Losy kapitana Kadera Cherifa (Abdelhafid Metalsi), syna imigrantów z Afryki Północnej, który wychował się na przedmieściach Lyonu. Funkcjonariusz ma świetny instynkt i poczucie humoru. Śledztwa prowadzi jednak w dość niekonwencjonalny sposób. Jego przeciwieństwem jest zasadnicza kapitan Adeline Briard (Carole Bianic). Kiedy ta dwójka zaczyna współpracować, robi się naprawdę gorąco. Mimo wszystko - wzajemnie się uzupełniając - tworzą idealny policyjny duet.
Usaowskich? Czyli po jakiemu toto...? Błagam , piszcie po polsku ...!
Tak po drodze - jeden lubi Columbo, inny - Cherifa....
Tego, że palnąłeś głupotę i tak absurdalnie ją tłumaczysz, że aż oczy krwawią od tych bzdur. Skoro dla ciebie serial nakręcony w USA jest uasowski, to idąc za tą posraną nomenklaturą – serial wykonany w Polsce (skrót pełnej nazwy kraju – RP), powinien być przez ciebie określany mianem erpeowski, a nie polski.
Ameryka to dwa kontynenty. US z Ameryki to zlepek, tak jak Unia Europejska z Europy. Polska to nie kontynent, a Stany Zjednoczone (United States) to tylko unia różnych, odrębnych społeczności, mających swoje prawa. Nie byłeś! "nie wymondżaj siebie". Amerykański, europejski, azjatycki, afrykański, z wyłączeniem australijski - to ogólne określenie z skąd. Jednak np. chiński, japoński, szwedzki, polski - to już dookreślenie. Dlatego usaowski jest jak najbardziej na miejscu!!!
Synonimem przymiotnikowym USA jest „amerykański” – tak było, jest i będzie. A brak precyzji w tym określeniu, nikomu nie przeszkadza – zarówno w polityce jak i kinematografii. Nie zmieni tego twoje posrane „uasowski”. I jeszcze to „z skąd”. (-ლ) Wróć do szkoły i przestań się kompromitować.

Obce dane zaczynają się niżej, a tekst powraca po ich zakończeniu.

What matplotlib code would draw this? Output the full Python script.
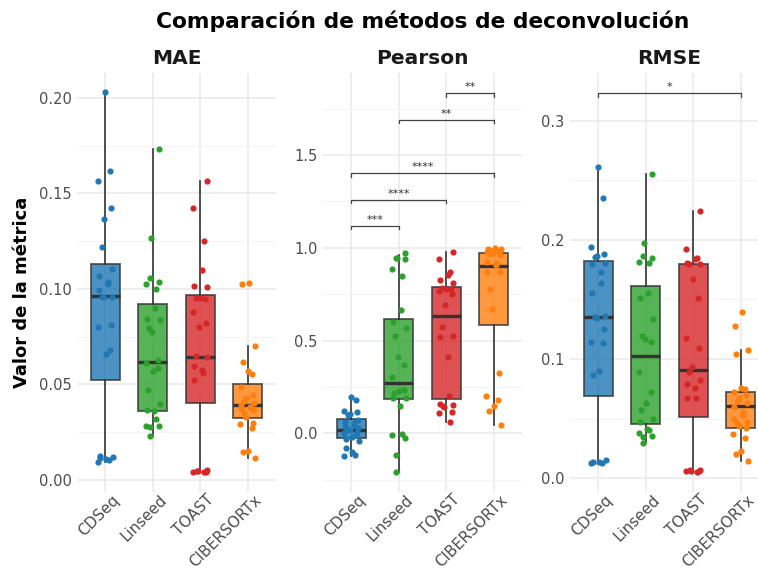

""posrane uasowski. I jeszcze to z skąd. (-ლ). He, he - z skąd to był test. Jednak jak masz "posrane" to używaj pieluch, pieluchomajtkek lub pampersów. Synonim dla ciebie to głuptak, papuga co powtarza, ale nie rozumie co! Synonimem przymiotnikowym "azjatycki" są Chiny. Też bez sensu, ale "ci" to wszystko jedno.
To nie jest brak precyzji, to jest poprawna polszczyzna - na mieszkańców USA, czyli Stanów Zjednoczonych Ameryki mówimy Amerykanie, tak samo jak w przypadku RPA, czyli Republiki Południowej Afryki - Południowoafrykańczycy. Słowo "Usańczycy" nie funkcjonuje w zbiorowej świadomości, tylko pan Paraves próbuje, na różnych forach w internecie, wprowadzić tę nowomowę.